Hi again forum members,
It seems that I have a pattern here. One of my parts becomes very interested in communication with outside world. After a some time a another alter takes front and feels completely stupid.
Anyway, this is possibly triggery so all the necessary warnings apply.
Are there other children of borderline mothers? I read somewhere that DID is somewhat common amongst the children of borderline parents. My mother is a bordeline queen (category: waif/hermit/queen/witch, C.A.Lawson: Understanding the borderline mother). I actually found out my DID while doing some internet digging on BPD.
Stupid story warning...and then some actually, proceed with caution.
I watched the "Bates motel" on Netflix and Norma Bates seemed to me a borderline hermit. I did some googling and found a fan site. The fans of the show thought that Norma Bates was indeed a borderline mother. Anyway, some of the fans had written that Norman Bates had DID. I had some knowledge of multiple personalities and The united states of Tara was my favourite tv show. I was not, however, familiar with the concept of DID. The blackouts and memory losses of Norman sounded very familiar to me. Last spring I used to wake many times at the middle of the night believing that I have murdered someone and that my hands are bloody. Then I had a major quasi-epilectical seizure when I was watching Tristan and Isolde at the opera. I told my partner then that it was the flashing light that triggered the seizure. I think the actual cause, however, was the sight of blood. Well, I did some research on the DID and the diagnostic criteria. I also did some screening tests (around 67 points). It had actually never occured to me that all my amnesia, constant migraine, suicidal thoughts etc etc etc could be a symptom of some mental disorder. I was so deep in the story of my parents that I was only stupid, self-centered and ungrateful. Anyway, after a while I actually found the gatekeeper in my head. I actually realized his presence when looking at the mirror one time. Then the hell broke loose and the painful memories began flooding. Then the alters started to emerge, usually with a huge migraine.
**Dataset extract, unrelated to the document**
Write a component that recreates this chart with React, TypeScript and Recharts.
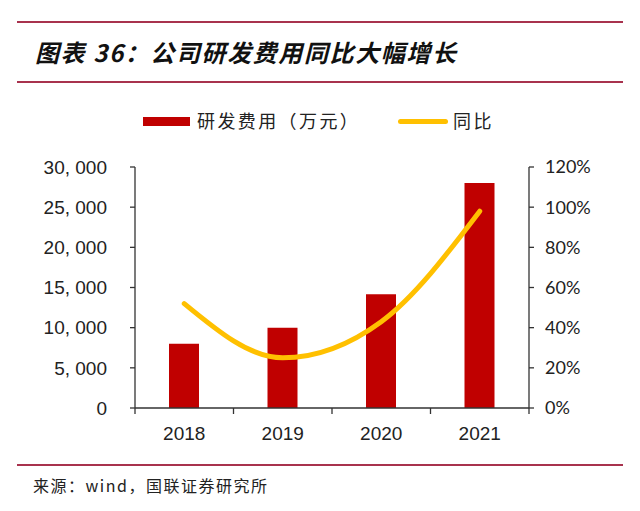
import { Bar, ComposedChart, Legend, Line, XAxis, YAxis } from "recharts";

const years = ["2018", "2019", "2020", "2021"];
const rdExpense = [8000, 10000, 14150, 28000];
const yoyGrowth = [52, 25, 43, 98];
const leftTicks = [0, 5000, 10000, 15000, 20000, 25000, 30000];
const rightTicks = [0, 20, 40, 60, 80, 100, 120];

const title = "图表 36：公司研发费用同比大幅增长";
const barName = "研发费用（万元）";
const lineName = "同比";
const source = "来源：wind，国联证券研究所";

const data = years.map((year, i) => ({
    year,
    expense: rdExpense[i],
    yoy: yoyGrowth[i],
}));

const RED = "#C00000";
const GOLD = "#FFC000";
const RULE = "#A8324E";
const AXIS = "#333333";
const LATIN = "'Liberation Sans', Arial, sans-serif";
const CJK = "'Noto Sans CJK SC', sans-serif";

function formatThousands(v: number) {
    return v >= 1000 ? `${Math.floor(v / 1000)}, ${String(v % 1000).padStart(3, "0")}` : String(v);
}

function YearTick(props: any) {
    const { x, y, payload, index, visibleTicksCount } = props;
    const half = payload.offset ?? 49.25;
    return (
        <g>
            <line x1={x - half} y1={y} x2={x - half} y2={y + 6} stroke={AXIS} strokeWidth={1.3} />
            {index === visibleTicksCount - 1 && (
                <line x1={x + half} y1={y} x2={x + half} y2={y + 6} stroke={AXIS} strokeWidth={1.3} />
            )}
            <text x={x} y={y + 32} textAnchor="middle" fontSize={19} fill="#222" fontFamily={LATIN}>
                {payload.value}
            </text>
        </g>
    );
}

function ChartLegend() {
    return (
        <div style={{ position: "relative", height: 30, fontFamily: CJK, fontSize: 18, color: "#222" }}>
            <div style={{ position: "absolute", left: 143, top: 13, width: 47, height: 9, background: RED }} />
            <div style={{ position: "absolute", left: 197, top: 3, letterSpacing: 2.4, lineHeight: "26px" }}>{barName}</div>
            <div style={{ position: "absolute", left: 398, top: 15, width: 50, height: 5, borderRadius: 3, background: GOLD }} />
            <div style={{ position: "absolute", left: 453, top: 3, letterSpacing: 2.4, lineHeight: "26px" }}>{lineName}</div>
        </div>
    );
}

export default function App() {
    return (
        <div style={{ position: "fixed", left: 0, top: 0, width: 640, height: 511, background: "#fff", overflow: "hidden" }}>
            <div style={{ position: "absolute", left: 17, top: 21, width: 606, height: 2, background: RULE }} />
            <div
                style={{
                    position: "absolute",
                    left: 35,
                    top: 35,
                    fontFamily: CJK,
                    fontWeight: 700,
                    fontStyle: "italic",
                    fontSize: 24,
                    lineHeight: "34px",
                    color: "#111",
                    letterSpacing: 1.6,
                }}
            >
                {title}
            </div>
            <div style={{ position: "absolute", left: 17, top: 81, width: 606, height: 2, background: RULE }} />

            <div style={{ position: "absolute", left: 0, top: 0 }}>
                <ComposedChart width={640} height={511} data={data} margin={{ top: 167, right: 0, bottom: 63, left: 0 }}>
                    <XAxis
                        dataKey="year"
                        xAxisId="x"
                        height={40}
                        tickLine={false}
                        tickSize={0}
                        tickMargin={0}
                        interval={0}
                        axisLine={{ stroke: AXIS, strokeWidth: 1.3 }}
                        tick={<YearTick />}
                    />
                    <YAxis
                        yAxisId="left"
                        width={135}
                        domain={[0, 30000]}
                        ticks={leftTicks}
                        tickFormatter={formatThousands}
                        tickSize={5}
                        tickMargin={23}
                        axisLine={{ stroke: AXIS, strokeWidth: 1.3 }}
                        tickLine={{ stroke: AXIS, strokeWidth: 1.3 }}
                        tick={{ fill: "#222", fontSize: 19, fontFamily: LATIN }}
                    />
                    <YAxis
                        yAxisId="right"
                        orientation="right"
                        width={111}
                        domain={[0, 120]}
                        ticks={rightTicks}
                        tickFormatter={(v) => `${v}%`}
                        tickSize={5}
                        tickMargin={11}
                        axisLine={{ stroke: AXIS, strokeWidth: 1.3 }}
                        tickLine={{ stroke: AXIS, strokeWidth: 1.3 }}
                        tick={{ fill: "#222", fontSize: 18, fontFamily: "Lato, sans-serif", textAnchor: "start" }}
                    />
                    <Legend
                        verticalAlign="middle"
                        layout="horizontal"
                        wrapperStyle={{ position: "absolute", top: 104, left: 0, width: 640 }}
                        content={() => <ChartLegend />}
                    />
                    <Bar
                        xAxisId="x"
                        yAxisId="left"
                        dataKey="expense"
                        name={barName}
                        fill={RED}
                        barSize={30}
                        isAnimationActive={false}
                    />
                    <Line
                        xAxisId="x"
                        yAxisId="right"
                        dataKey="yoy"
                        name={lineName}
                        type="monotone"
                        stroke={GOLD}
                        strokeWidth={5}
                        strokeLinecap="round"
                        dot={false}
                        activeDot={false}
                        isAnimationActive={false}
                    />
                </ComposedChart>
            </div>

            <div style={{ position: "absolute", left: 17, top: 464, width: 606, height: 2, background: RULE }} />
            <div
                style={{
                    position: "absolute",
                    left: 33,
                    top: 473,
                    fontFamily: CJK,
                    fontSize: 16,
                    lineHeight: "24px",
                    color: "#222",
                    letterSpacing: 1.5,
                }}
            >
                {source}
            </div>
        </div>
    );
}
The alters have always been there of course...
Anyway, are there other systems with BPD mothers? My mother was both physically and emotionally abusive. I think the worst thing was still the constany inconsistency. You could never know how she would react. I think many of my alters have born solely to please her. Well, the wind has changed and my alters have a good non-violent / constructive grip on my parents.